Literacy

Literacy

English – How is it taught at Barrow Hall Primary School?

Statutory Requirements

Statutory requirements for the teaching and learning of English are laid out per year group in the National Curriculum English Document (2014) and in the Communication and Language and Literacy sections of the Statutory Framework for the Early Years Foundation Stage (2013). Year 2 and Year 6 will follow the National Curriculum Pre-2014.

English is a core subject in the National Curriculum. All learning takes place through the use of language which gives English a special place within Barrow Hall’s curriculum, we firmly believe that it is during a child’s primary education that the foundation of all aspects of English are laid. This makes English the most important aspect of our curriculum.

The teaching of English embraces all aspects of language, both spoken and written. In the literate society in which we live an ability to communicate effectively, both orally and in the written word, and to read a wide range of different types of text, is essential if children are to achieve their full potential throughout their school days and on into adult life.

Early English skills are taught as soon as the children start Barrow Hall School – speaking, listening, communicating with each other, phonics, reading and writing. These skills develop as children move into KS1 and further still into KS2. Guided Reading, opportunities for discussions in small groups and within whole class, writing for a purpose and reading for pleasure are all taught and enjoyed at Barrow Hall.

Phonics Teaching

In Foundation Stage and in Year 1 the children learn phonics using the scheme, Letters and Sounds. At the end of Year 1 the Phonic Screening check is carried. From Year 2 to Year 6 selected children who need extra support with Phonics, access the Read, Write Inc scheme in smaller groups led by Teaching Assistants to enable them to fill in gaps in their learning.
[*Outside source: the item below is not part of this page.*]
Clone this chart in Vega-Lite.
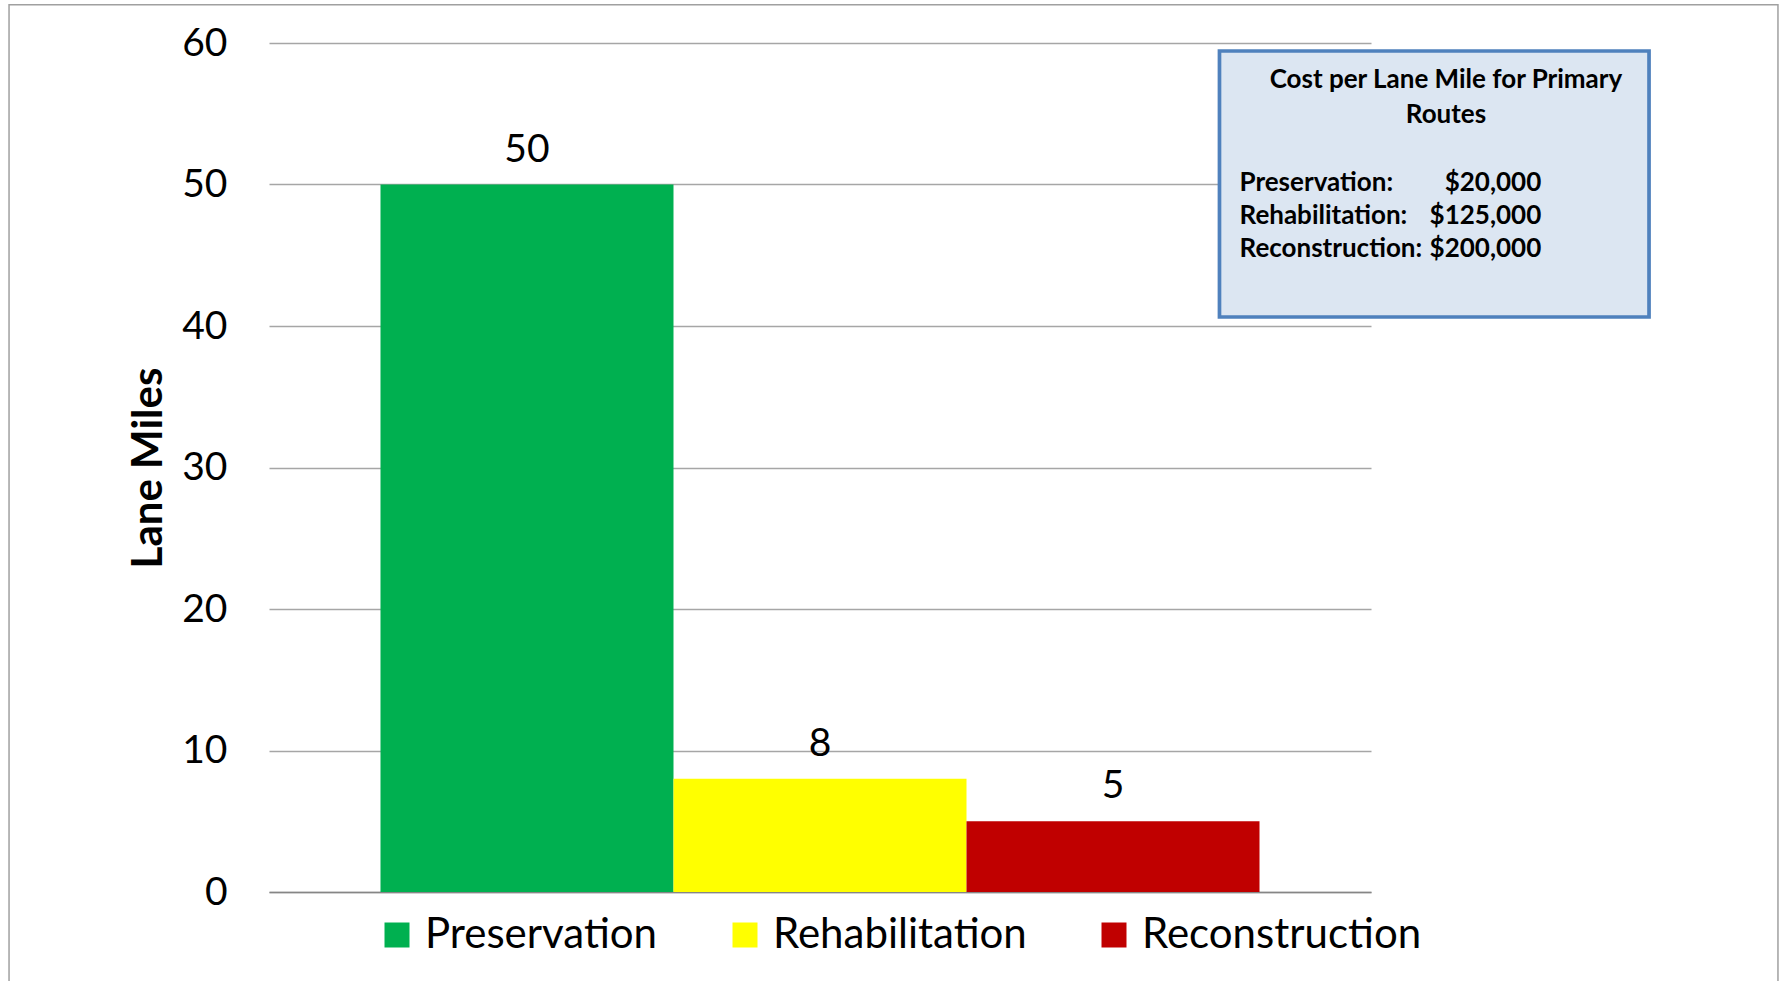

To support children in their English skills you might find the following documents useful;

Policy-English-Sept-2014

The National Curriculum pre-2014 for years 2 and 6

The New National Curriculum for KS1 and years 3,4,5

Reading Workshops for Parents notes:

The main focus for her workshops was to try and explain the Simple View of Reading – decoding words, using phonics to read the words and also the Understanding/Comprehension of what the children have read. There is often the assumption that if a child can read the words in their reading book, that they can read. However, does he or she understand what they have read?, do they know what key vocabulary means? etc. In order to help parents with this part of learning to read, please take a look at the link to some questions below. Select some questions to ask your child when you next hear him or her read and check their understanding.

Reading Questions for Parents

Reading For Pleasure

The school has been working very hard to promote “Reading for Pleasure” and it has been a wonderful to see the children enjoying their reading. Year 6 children regularly read at lunchtimes with Reception children, new reading areas have developed and grown throughout school and staff and children talk together about the books they are reading. World Book Day is a great opportunity for the children, throughout school to share their love of stories. Not only do the children dress as their favourite characters from stories, but they bring books into school to swap with other child, they read their own favourite books with younger children and a whole school story sessions take place with within departments across the school. We encourage adults from all our school community to be involved. Our “Reading March” takes place this year with a Book fair, Readathon and classes taking part in the Great Book off challenge.